Family A is of additional interest because it has been reported to have a sequence variant in the LMNA gene in association with a remarkably variable phenotype but without perfect segregation of the mutation with the phenotype.25 It is now clear that the LMNA mutation is an innocuous polymorphism. This illustrates the complexity of elucidating the underlying cause of genetic conditions and muscle disorders in particular, which is reflected by our finding of a SMCHD1 sequence variant in the affected individuals.

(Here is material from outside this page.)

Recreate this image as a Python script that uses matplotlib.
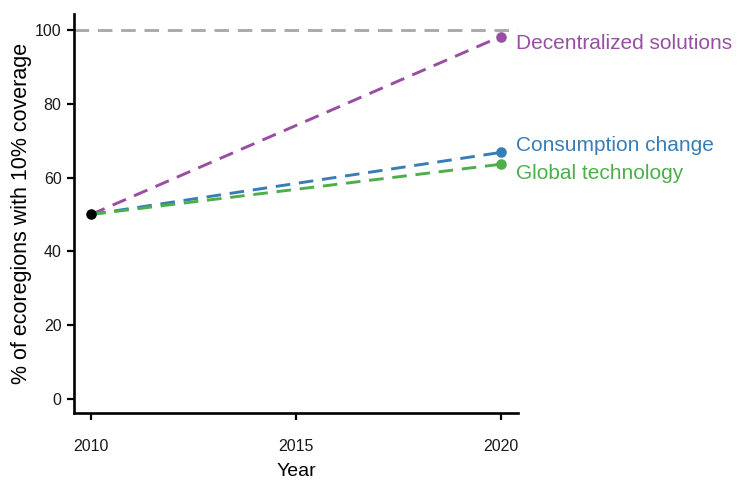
import matplotlib
matplotlib.use("Agg")
import matplotlib.pyplot as plt

plt.rcParams['font.family'] = ['Liberation Sans', 'DejaVu Sans']

years = [2010, 2020]
start_value = 50
scenarios = ['Decentralized solutions', 'Consumption change', 'Global technology']
end_values = [98.2, 66.8, 63.6]
colors = ['#984EA3', '#377EB8', '#4DAF4A']
# label offsets from the end point, in points
label_offsets = [(11, -5), (11, 5), (11, -6.5)]

dash = (0, (5, 3))

fig = plt.figure(figsize=(7.38, 4.88), dpi=100)
ax = fig.add_axes([0.1003, 0.1537, 0.6016, 0.8176])

ax.axhline(100, color='#AAAAAA', linestyle=dash, linewidth=2.1, zorder=1)

for name, end, col, off in zip(scenarios, end_values, colors, label_offsets):
    ax.plot(years, [start_value, end], color=col, linestyle=dash,
            linewidth=2.1, zorder=2)
    ax.scatter([years[1]], [end], s=58, color=col, zorder=3, linewidths=0)
    ax.annotate(name, (years[1], end), xytext=off, textcoords='offset points',
                ha='left', va='center', color=col, fontsize=15)

ax.scatter([years[0]], [start_value], s=58, color='black', zorder=4, linewidths=0)

ax.set_xlim(2009.58, 2020.42)
ax.set_ylim(-3.8, 104.3)
ax.set_xticks([2010, 2015, 2020])
ax.set_yticks([0, 20, 40, 60, 80, 100])
ax.tick_params(axis='both', length=5, width=1.6, labelsize=11.5, pad=4,
               color='black', labelcolor='#1a1a1a')
ax.tick_params(axis='x', pad=14)

for side in ['top', 'right']:
    ax.spines[side].set_visible(False)
for side in ['left', 'bottom']:
    ax.spines[side].set_linewidth(1.9)

ax.set_xlabel('Year', fontsize=14, labelpad=6)
ax.set_ylabel('% of ecoregions with 10% coverage', fontsize=15.5, labelpad=2)

fig.savefig('out.png', dpi=100)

In family B, II.3 (Figure 4) has an undiagnosed muscular dystrophy with an unusual phenotype including some FSHD-like features (facial muscle weakness) and hence why FSHD diagnostic testing was originally requested. However, this individual does not have a short D4Z4 repeat array of the type associated with FSHD1. Results on SSLP analysis identified alleles 163 and 166 in all the three sisters but because of restricted amount of DNA, 4qA analysis was not done. SSLP results suggest that SMCHD1 sequence variant may not have occurred on the permissive background. However, she and her sister (II-2) with sequence change reveal borderline hypomethylation at D4Z4, which would be more compatible with FSHD1 rather than FSHD2. Individual II.4 has not been clinically/molecularly assessed as she is not in the country. The DNA samples from either generation 1 or 3 were not available in this family. FSHD was never considered a likely diagnosis in this family, but testing of FSHD was undertaken to exclude this as a potential confounder. It was intriguing, therefore, to find a novel putative missense change in SMCHD1 (c.2606 G>T, p.Gly869Val) in II.3, which does not appear to segregate with the disease in the family; however, it is possible that II.2 with the variant in this family is non-penetrant for the disease. Bioinformatic analysis strongly suggests the variant to be pathogenic. The amino-acid residue corresponding to human SMCHD1 p.Gly869 is highly conserved in evolution across 13 species, thus implying that it is of functional importance. For confirmation of FSHD, accurate results determining the genetic background on chromosome 4 are necessary in sporadic cases and in patients presenting with an atypical clinical phenotype. Mutations in other genes may also mimic FSHD, including mutations in CAPN3, VCP and FHL1.26, 27, 28 Intriguingly, SMCHD1 c.3651A>G, a missense variant (p.Ile1217Met), has been reported in a family with autistic spectrum disorder,29 which shows that this gene may also have a role to play in non-muscle disorders.

Figure 4
figure 4

Family B proband II.3.

Hence, although family B does not have classical FSHD1 or FSHD2, clinically or molecularly, the possibility exists that SMCHD1 sequence variant may be involved in the pathogenesis of other myopathies and because SMCHD1 has a wider role in global genomic methylation the possibility exists that it could be involved in other complex undiagnosed muscle disorders. This may, of course, be an incidental finding, but certainly suggests further studies defining the role of SMCHD1 in FSHD-associated conditions or other dystrophies are warranted.